Jen: This goes back to relationships. We all work with other people for the most part. So if you work in an organization that doesn’t value well-being, get together with colleagues you think might be like-minded and start having the discussion. Then collectively go to leadership with a group and propose something. Help them find solutions. It doesn’t have to be at the organizational level. In our research at Deloitte, we’ve found that it’s most powerful at the team level, because those are the people that you spend the most time with, and that have the biggest impact on your well-being. The cultures that do the best around well-being are those with constant feedback between the employer and the employee.
You have to get clear on what your boundaries are so you can play the long game. Because if you’re following someone else’s vision of success for you instead of your own, you’re going to end up being miserable and probably burned out.
TG: You write that you hope the better impulses that a lot of people have shown during the pandemic will continue after it ends.

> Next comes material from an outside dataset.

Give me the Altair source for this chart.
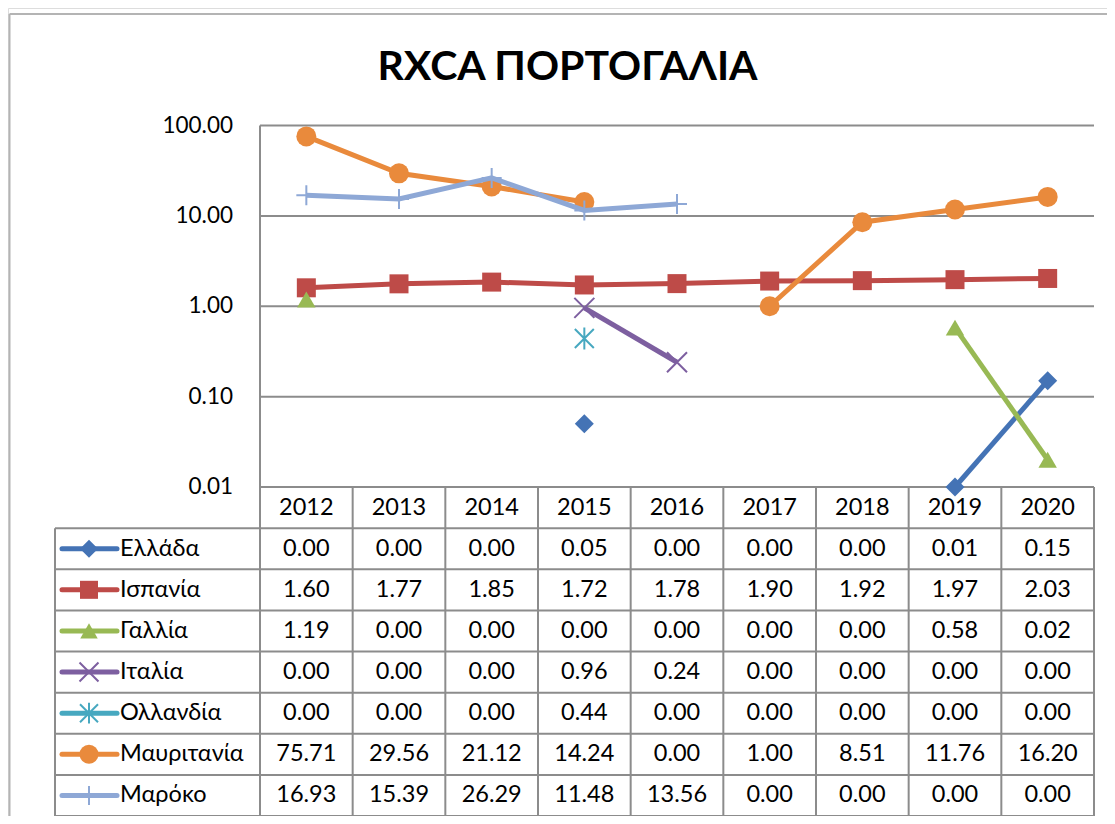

How do you see the concepts in the book playing out in this emerging world of remote and hybrid work?
Anh: My hope is that we’ve learned that we really do need this human connection, and that we’ll be more intentional about figuring out ways to create that connection and take advantage of the opportunities we have when we do finally get together in person.
Also, the genie has come out of the bottle with respect to remote work. A lot of organizations are going to have a hard time putting it back in and saying, “We’re not going to do remote work anymore.” So more and more organizations are trying to figure out a way to give people some of that flexibility. My thought — and my hope — is that it will stay.
Jen: I think the organizations that will truly thrive in this hybrid work future will recognize the value of the human in the workplace. It’s not all just about more hours and more work and more productivity. Yes, machines will be able to do things that humans will never be able to do. I hope organizations will realize that what have historically been viewed as “soft skills” are actually essential skills, like being able to build relationships and be empathetic and compassionate and creative. All of those actually require you to be well in order to do them on a long-term, high-performing, and sustainable basis.